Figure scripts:
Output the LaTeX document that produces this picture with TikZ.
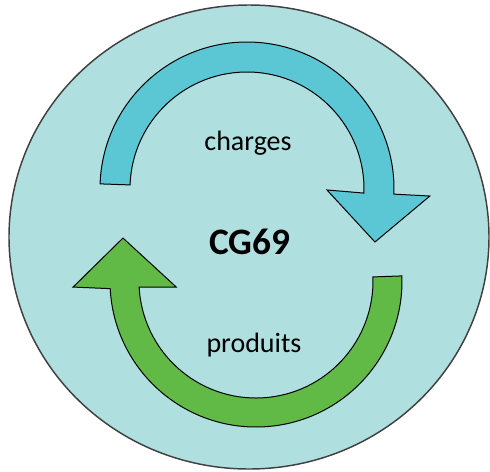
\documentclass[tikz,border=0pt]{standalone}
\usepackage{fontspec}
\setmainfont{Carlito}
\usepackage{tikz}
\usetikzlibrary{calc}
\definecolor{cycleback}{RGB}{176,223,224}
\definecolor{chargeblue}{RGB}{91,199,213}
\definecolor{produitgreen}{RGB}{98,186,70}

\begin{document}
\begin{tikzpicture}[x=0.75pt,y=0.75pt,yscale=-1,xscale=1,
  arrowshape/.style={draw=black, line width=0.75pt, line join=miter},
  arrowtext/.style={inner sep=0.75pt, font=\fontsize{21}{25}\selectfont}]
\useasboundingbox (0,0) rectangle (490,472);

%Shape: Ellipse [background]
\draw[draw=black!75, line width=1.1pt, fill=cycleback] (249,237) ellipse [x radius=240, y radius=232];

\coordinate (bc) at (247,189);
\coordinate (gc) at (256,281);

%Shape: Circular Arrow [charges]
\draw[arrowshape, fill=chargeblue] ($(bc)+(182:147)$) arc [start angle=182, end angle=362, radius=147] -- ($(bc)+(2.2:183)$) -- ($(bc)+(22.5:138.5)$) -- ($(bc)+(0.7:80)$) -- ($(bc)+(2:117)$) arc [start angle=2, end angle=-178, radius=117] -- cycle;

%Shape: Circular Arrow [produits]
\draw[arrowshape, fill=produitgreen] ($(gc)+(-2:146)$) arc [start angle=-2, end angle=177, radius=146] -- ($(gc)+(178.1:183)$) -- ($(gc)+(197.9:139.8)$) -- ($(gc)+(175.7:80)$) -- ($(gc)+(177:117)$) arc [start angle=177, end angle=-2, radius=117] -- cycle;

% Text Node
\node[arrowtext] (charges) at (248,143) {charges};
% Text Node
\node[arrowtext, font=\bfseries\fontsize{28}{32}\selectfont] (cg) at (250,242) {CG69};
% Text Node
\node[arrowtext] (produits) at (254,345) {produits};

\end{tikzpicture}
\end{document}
* * *
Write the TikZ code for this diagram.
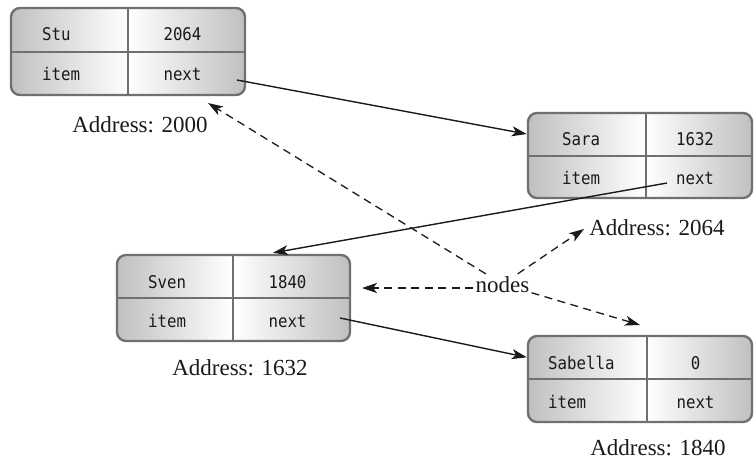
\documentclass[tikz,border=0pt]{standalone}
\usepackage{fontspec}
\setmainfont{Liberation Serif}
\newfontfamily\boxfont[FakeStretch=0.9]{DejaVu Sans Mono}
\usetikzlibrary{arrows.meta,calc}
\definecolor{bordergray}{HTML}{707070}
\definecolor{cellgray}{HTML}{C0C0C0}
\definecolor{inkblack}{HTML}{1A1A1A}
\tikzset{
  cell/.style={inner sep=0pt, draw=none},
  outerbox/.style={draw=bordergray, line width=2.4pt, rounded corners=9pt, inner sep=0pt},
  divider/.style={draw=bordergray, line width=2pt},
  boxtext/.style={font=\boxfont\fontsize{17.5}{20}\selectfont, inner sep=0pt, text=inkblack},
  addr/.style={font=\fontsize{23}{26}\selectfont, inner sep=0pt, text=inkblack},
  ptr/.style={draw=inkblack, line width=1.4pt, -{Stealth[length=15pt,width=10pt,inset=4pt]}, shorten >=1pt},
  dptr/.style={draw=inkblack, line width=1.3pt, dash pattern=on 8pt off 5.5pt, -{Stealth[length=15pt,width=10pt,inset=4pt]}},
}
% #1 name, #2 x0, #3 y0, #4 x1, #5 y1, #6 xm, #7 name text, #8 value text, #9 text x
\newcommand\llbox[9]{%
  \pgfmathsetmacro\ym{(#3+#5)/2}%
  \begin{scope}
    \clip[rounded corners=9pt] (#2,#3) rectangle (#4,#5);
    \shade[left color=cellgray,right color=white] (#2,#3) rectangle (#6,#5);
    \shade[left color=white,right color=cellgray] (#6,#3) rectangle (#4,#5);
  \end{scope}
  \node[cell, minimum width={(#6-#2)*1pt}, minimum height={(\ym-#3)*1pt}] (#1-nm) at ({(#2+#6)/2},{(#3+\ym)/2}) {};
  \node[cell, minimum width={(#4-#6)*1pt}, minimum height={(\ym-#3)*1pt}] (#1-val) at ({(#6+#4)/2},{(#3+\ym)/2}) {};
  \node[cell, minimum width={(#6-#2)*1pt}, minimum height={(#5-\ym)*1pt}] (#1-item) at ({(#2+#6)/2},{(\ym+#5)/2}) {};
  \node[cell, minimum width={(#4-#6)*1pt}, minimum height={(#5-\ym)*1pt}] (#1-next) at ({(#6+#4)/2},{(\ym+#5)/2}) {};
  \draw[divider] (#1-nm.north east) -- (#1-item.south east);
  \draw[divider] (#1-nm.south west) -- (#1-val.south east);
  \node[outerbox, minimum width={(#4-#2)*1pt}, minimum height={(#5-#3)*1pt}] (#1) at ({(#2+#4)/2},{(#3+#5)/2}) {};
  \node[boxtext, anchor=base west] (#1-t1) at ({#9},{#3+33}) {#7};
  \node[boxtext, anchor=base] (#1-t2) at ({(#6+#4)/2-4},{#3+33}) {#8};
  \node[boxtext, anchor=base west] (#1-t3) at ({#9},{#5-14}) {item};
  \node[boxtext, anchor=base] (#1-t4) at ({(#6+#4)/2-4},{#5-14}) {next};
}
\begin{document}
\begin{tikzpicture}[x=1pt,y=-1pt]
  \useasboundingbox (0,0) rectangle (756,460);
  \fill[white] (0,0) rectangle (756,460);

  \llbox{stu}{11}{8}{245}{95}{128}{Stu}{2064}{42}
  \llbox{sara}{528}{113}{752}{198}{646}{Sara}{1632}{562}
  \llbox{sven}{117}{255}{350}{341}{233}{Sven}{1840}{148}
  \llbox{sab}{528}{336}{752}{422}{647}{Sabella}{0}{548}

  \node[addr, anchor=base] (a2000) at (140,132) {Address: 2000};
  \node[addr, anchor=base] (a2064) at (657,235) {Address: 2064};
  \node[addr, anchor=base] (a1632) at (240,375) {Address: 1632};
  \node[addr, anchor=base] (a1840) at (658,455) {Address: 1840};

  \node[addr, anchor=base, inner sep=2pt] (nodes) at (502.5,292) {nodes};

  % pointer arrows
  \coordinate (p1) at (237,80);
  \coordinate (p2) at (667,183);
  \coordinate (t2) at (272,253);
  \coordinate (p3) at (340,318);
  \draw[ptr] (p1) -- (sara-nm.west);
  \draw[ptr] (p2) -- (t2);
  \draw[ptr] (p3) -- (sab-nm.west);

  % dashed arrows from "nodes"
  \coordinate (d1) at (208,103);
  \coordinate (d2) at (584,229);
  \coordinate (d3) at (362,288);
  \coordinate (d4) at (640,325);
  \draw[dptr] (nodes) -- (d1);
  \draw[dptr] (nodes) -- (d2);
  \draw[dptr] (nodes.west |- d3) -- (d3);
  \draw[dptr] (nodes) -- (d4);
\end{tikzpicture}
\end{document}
==
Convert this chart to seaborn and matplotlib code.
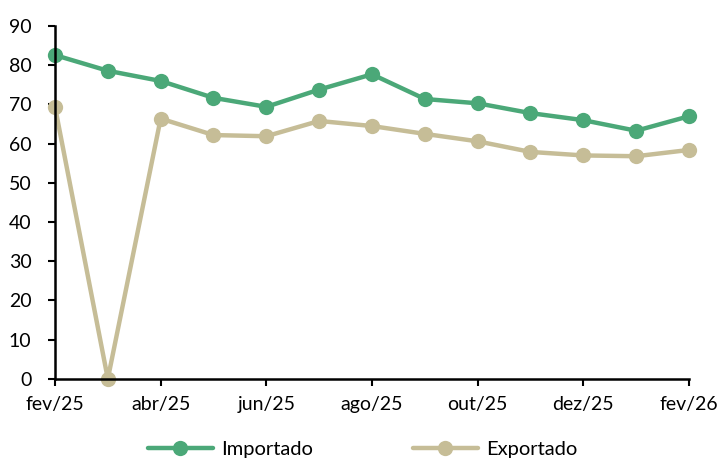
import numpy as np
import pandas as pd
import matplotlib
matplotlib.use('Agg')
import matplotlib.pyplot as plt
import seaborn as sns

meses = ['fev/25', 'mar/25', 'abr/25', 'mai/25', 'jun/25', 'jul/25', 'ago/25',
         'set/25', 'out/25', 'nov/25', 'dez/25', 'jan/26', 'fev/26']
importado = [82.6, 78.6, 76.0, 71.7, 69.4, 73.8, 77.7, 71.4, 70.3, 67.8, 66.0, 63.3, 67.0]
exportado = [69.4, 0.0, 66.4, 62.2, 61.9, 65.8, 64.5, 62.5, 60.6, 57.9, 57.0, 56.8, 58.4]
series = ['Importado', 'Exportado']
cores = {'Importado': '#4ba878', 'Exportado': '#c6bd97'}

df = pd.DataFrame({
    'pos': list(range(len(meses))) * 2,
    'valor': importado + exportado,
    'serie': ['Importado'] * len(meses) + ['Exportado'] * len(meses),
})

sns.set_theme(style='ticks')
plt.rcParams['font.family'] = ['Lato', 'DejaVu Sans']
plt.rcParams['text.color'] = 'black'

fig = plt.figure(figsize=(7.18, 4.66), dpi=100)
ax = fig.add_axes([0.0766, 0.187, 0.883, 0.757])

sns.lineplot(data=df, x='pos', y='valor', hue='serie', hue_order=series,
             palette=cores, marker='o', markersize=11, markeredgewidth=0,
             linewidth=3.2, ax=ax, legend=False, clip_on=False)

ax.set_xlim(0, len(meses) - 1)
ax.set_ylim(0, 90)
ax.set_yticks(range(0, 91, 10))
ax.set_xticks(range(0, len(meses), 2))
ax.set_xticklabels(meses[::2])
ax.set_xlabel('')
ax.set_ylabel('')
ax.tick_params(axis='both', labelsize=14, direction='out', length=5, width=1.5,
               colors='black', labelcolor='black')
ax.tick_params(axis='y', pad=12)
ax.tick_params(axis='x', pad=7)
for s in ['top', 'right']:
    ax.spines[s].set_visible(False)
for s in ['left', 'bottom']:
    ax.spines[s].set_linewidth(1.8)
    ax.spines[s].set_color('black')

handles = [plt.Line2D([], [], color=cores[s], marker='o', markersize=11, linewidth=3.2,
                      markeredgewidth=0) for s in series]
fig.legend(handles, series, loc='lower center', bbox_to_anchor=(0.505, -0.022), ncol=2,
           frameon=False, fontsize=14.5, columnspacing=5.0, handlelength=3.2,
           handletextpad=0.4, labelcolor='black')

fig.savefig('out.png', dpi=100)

- _SHORT PROBLEM_: Of all the lines above, how many contain "this"? Give the number and nothing more.

- _FINISHED EXERCISE_: 3